**Material:**

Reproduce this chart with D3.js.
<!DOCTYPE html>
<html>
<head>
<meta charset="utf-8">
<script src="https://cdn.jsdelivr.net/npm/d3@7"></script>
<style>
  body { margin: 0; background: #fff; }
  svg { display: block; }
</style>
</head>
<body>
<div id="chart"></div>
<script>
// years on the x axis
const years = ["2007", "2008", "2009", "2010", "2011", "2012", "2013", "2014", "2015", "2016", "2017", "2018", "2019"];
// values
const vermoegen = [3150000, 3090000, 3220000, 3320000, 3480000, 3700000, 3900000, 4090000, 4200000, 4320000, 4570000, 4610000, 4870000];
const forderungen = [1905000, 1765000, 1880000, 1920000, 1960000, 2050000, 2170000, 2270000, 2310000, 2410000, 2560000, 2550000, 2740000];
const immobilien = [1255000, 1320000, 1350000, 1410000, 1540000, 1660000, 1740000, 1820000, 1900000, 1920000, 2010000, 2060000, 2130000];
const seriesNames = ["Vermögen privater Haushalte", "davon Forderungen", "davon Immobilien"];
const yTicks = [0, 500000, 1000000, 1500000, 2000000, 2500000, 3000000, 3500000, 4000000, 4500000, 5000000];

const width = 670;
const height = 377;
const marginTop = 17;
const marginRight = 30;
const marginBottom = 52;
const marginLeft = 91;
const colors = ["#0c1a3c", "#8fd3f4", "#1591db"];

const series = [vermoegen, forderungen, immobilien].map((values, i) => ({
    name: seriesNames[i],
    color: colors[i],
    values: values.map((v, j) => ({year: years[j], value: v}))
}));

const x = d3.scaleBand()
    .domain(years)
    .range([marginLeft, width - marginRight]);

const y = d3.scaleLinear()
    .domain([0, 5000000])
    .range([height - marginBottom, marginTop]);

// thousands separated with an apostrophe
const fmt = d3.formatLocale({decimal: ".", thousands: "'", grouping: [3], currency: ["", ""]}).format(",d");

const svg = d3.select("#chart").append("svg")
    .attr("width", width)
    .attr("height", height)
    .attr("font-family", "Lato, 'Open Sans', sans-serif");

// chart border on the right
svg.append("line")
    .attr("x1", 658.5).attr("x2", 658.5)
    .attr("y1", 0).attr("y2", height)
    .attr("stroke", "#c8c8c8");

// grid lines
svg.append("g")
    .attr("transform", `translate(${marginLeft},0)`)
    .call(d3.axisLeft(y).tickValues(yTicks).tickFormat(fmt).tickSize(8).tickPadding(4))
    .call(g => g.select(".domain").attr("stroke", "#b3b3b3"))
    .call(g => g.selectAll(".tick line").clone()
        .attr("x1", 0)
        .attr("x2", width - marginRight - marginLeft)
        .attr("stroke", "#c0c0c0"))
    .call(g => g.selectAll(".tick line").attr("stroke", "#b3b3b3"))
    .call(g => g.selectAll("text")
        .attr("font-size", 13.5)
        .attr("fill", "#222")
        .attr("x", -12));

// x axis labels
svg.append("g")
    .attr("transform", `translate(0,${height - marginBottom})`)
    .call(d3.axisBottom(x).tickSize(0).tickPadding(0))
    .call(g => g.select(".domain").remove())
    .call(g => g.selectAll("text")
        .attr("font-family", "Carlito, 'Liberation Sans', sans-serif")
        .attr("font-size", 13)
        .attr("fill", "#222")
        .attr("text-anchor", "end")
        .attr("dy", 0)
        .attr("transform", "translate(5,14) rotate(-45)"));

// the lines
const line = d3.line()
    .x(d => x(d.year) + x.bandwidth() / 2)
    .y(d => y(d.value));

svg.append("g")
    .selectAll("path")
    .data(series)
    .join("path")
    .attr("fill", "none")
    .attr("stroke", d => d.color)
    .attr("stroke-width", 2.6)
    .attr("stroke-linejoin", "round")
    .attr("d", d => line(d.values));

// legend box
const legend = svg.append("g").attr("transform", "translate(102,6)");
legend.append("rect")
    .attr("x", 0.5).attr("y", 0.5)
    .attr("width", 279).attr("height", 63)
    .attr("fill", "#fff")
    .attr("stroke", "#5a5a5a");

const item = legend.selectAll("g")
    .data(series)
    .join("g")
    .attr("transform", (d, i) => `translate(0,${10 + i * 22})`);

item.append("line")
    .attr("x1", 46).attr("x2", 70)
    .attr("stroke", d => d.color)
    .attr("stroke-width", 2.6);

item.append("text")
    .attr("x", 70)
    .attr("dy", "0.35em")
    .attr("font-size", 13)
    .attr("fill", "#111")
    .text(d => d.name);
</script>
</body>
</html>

**Objective:** Copy all of the data. Keep every word exactly as it is.

**The answer:**
Reproduce this chart with D3.js.
<!DOCTYPE html>
<html>
<head>
<meta charset="utf-8">
<script src="https://cdn.jsdelivr.net/npm/d3@7"></script>
<style>
  body { margin: 0; background: #fff; }
  svg { display: block; }
</style>
</head>
<body>
<div id="chart"></div>
<script>
// years on the x axis
const years = ["2007", "2008", "2009", "2010", "2011", "2012", "2013", "2014", "2015", "2016", "2017", "2018", "2019"];
// values
const vermoegen = [3150000, 3090000, 3220000, 3320000, 3480000, 3700000, 3900000, 4090000, 4200000, 4320000, 4570000, 4610000, 4870000];
const forderungen = [1905000, 1765000, 1880000, 1920000, 1960000, 2050000, 2170000, 2270000, 2310000, 2410000, 2560000, 2550000, 2740000];
const immobilien = [1255000, 1320000, 1350000, 1410000, 1540000, 1660000, 1740000, 1820000, 1900000, 1920000, 2010000, 2060000, 2130000];
const seriesNames = ["Vermögen privater Haushalte", "davon Forderungen", "davon Immobilien"];
const yTicks = [0, 500000, 1000000, 1500000, 2000000, 2500000, 3000000, 3500000, 4000000, 4500000, 5000000];

const width = 670;
const height = 377;
const marginTop = 17;
const marginRight = 30;
const marginBottom = 52;
const marginLeft = 91;
const colors = ["#0c1a3c", "#8fd3f4", "#1591db"];

const series = [vermoegen, forderungen, immobilien].map((values, i) => ({
    name: seriesNames[i],
    color: colors[i],
    values: values.map((v, j) => ({year: years[j], value: v}))
}));

const x = d3.scaleBand()
    .domain(years)
    .range([marginLeft, width - marginRight]);

const y = d3.scaleLinear()
    .domain([0, 5000000])
    .range([height - marginBottom, marginTop]);

// thousands separated with an apostrophe
const fmt = d3.formatLocale({decimal: ".", thousands: "'", grouping: [3], currency: ["", ""]}).format(",d");

const svg = d3.select("#chart").append("svg")
    .attr("width", width)
    .attr("height", height)
    .attr("font-family", "Lato, 'Open Sans', sans-serif");

// chart border on the right
svg.append("line")
    .attr("x1", 658.5).attr("x2", 658.5)
    .attr("y1", 0).attr("y2", height)
    .attr("stroke", "#c8c8c8");

// grid lines
svg.append("g")
    .attr("transform", `translate(${marginLeft},0)`)
    .call(d3.axisLeft(y).tickValues(yTicks).tickFormat(fmt).tickSize(8).tickPadding(4))
    .call(g => g.select(".domain").attr("stroke", "#b3b3b3"))
    .call(g => g.selectAll(".tick line").clone()
        .attr("x1", 0)
        .attr("x2", width - marginRight - marginLeft)
        .attr("stroke", "#c0c0c0"))
    .call(g => g.selectAll(".tick line").attr("stroke", "#b3b3b3"))
    .call(g => g.selectAll("text")
        .attr("font-size", 13.5)
        .attr("fill", "#222")
        .attr("x", -12));

// x axis labels
svg.append("g")
    .attr("transform", `translate(0,${height - marginBottom})`)
    .call(d3.axisBottom(x).tickSize(0).tickPadding(0))
    .call(g => g.select(".domain").remove())
    .call(g => g.selectAll("text")
        .attr("font-family", "Carlito, 'Liberation Sans', sans-serif")
        .attr("font-size", 13)
        .attr("fill", "#222")
        .attr("text-anchor", "end")
        .attr("dy", 0)
        .attr("transform", "translate(5,14) rotate(-45)"));

// the lines
const line = d3.line()
    .x(d => x(d.year) + x.bandwidth() / 2)
    .y(d => y(d.value));

svg.append("g")
    .selectAll("path")
    .data(series)
    .join("path")
    .attr("fill", "none")
    .attr("stroke", d => d.color)
    .attr("stroke-width", 2.6)
    .attr("stroke-linejoin", "round")
    .attr("d", d => line(d.values));

// legend box
const legend = svg.append("g").attr("transform", "translate(102,6)");
legend.append("rect")
    .attr("x", 0.5).attr("y", 0.5)
    .attr("width", 279).attr("height", 63)
    .attr("fill", "#fff")
    .attr("stroke", "#5a5a5a");

const item = legend.selectAll("g")
    .data(series)
    .join("g")
    .attr("transform", (d, i) => `translate(0,${10 + i * 22})`);

item.append("line")
    .attr("x1", 46).attr("x2", 70)
    .attr("stroke", d => d.color)
    .attr("stroke-width", 2.6);

item.append("text")
    .attr("x", 70)
    .attr("dy", "0.35em")
    .attr("font-size", 13)
    .attr("fill", "#111")
    .text(d => d.name);
</script>
</body>
</html>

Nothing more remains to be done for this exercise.